Training should be provided in a structured and comprehensive manner, covering not only the technical aspects of the change but also the behavioral and emotional aspects. Employees should be made aware of the reasons for the change, the benefits it will bring, and how it will impact their roles and responsibilities.

Interactive training sessions that allow employees to ask questions and share their concerns should be conducted. This will create a sense of involvement and ownership among employees, making them more receptive to the change.

Furthermore, training should be ongoing and provided at regular intervals to ensure that employees are up-to-date with the latest skills and techniques. This will enable them to continuously improve and adapt to the changing business environment.

Celebrate Small Successes

When a company is going through a change process, it can be easy for employees to become overwhelmed or demotivated. However, by celebrating small successes along the way, companies can keep their employees motivated and engaged throughout the entire process.

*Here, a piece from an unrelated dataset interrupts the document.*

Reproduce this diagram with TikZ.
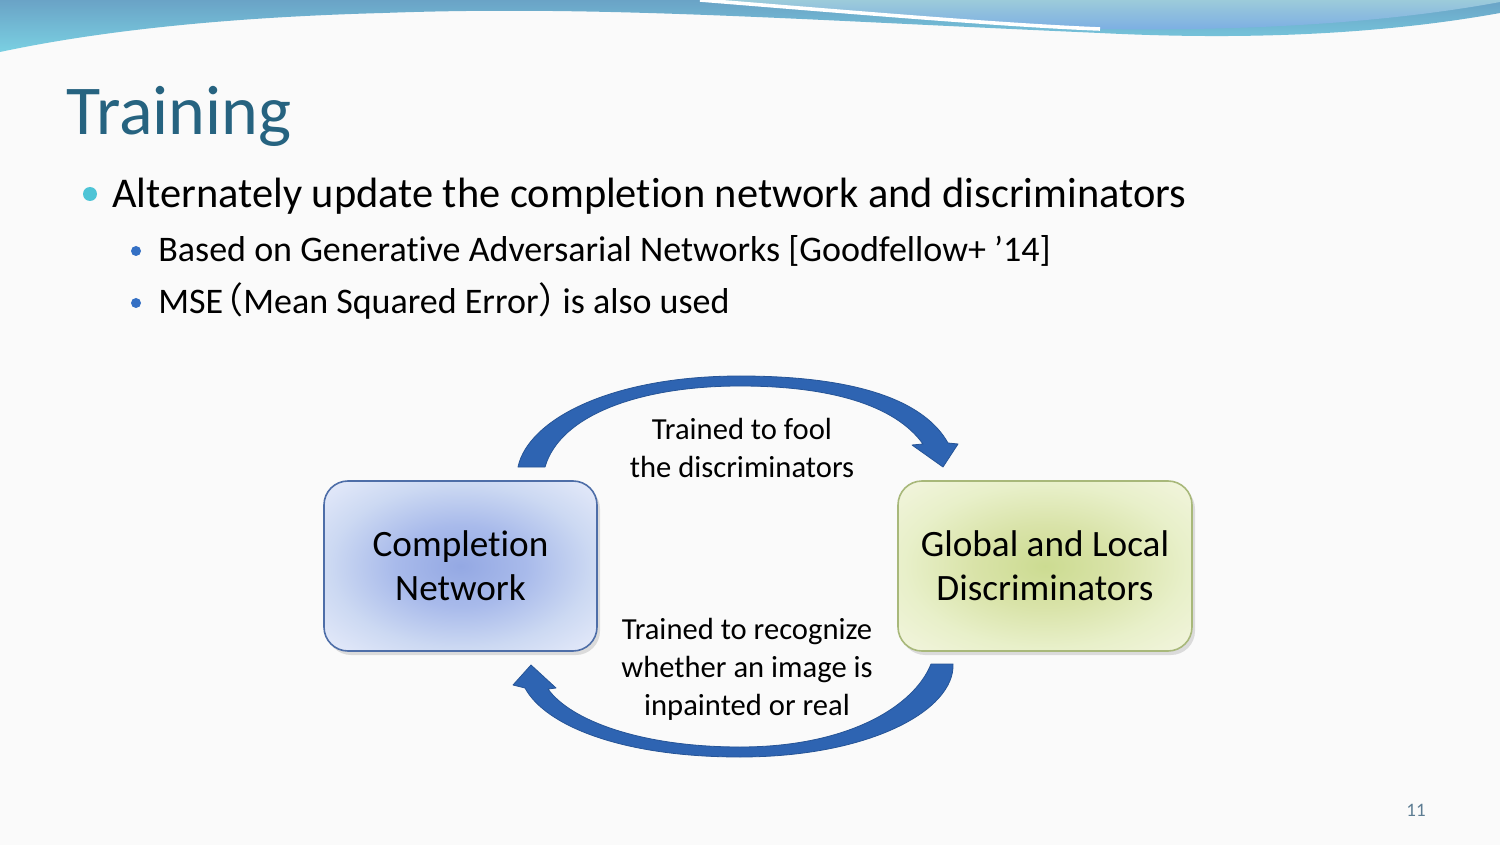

It’s important to acknowledge that change can be difficult, and there will inevitably be bumps in the road. But by celebrating small successes, employees can see that progress is being made, and that their hard work is paying off. This can help to boost morale and keep everyone focused on the end goal.

Celebrating small successes can also help to build momentum. By recognizing and celebrating each step forward, employees are encouraged to keep pushing forward, and the entire process becomes less daunting. This can lead to faster and more successful implementation of the change.

There are many ways to celebrate small successes throughout the change process. It can be as simple as acknowledging a job well done in a team meeting, or giving employees a small token of appreciation, like a gift card or a company-branded item. The key is to show employees that their efforts are valued and appreciated.

Change doesn’t have to be stressful and unpredictable, providing you plan ahead and stay in control. The key to success is keeping your employees bought into the objectives, and engaged with the mechanics of the change. Following these nine steps will ensure you do that, and allow you to successfully lead people, unscathed, through even the most major organizational change.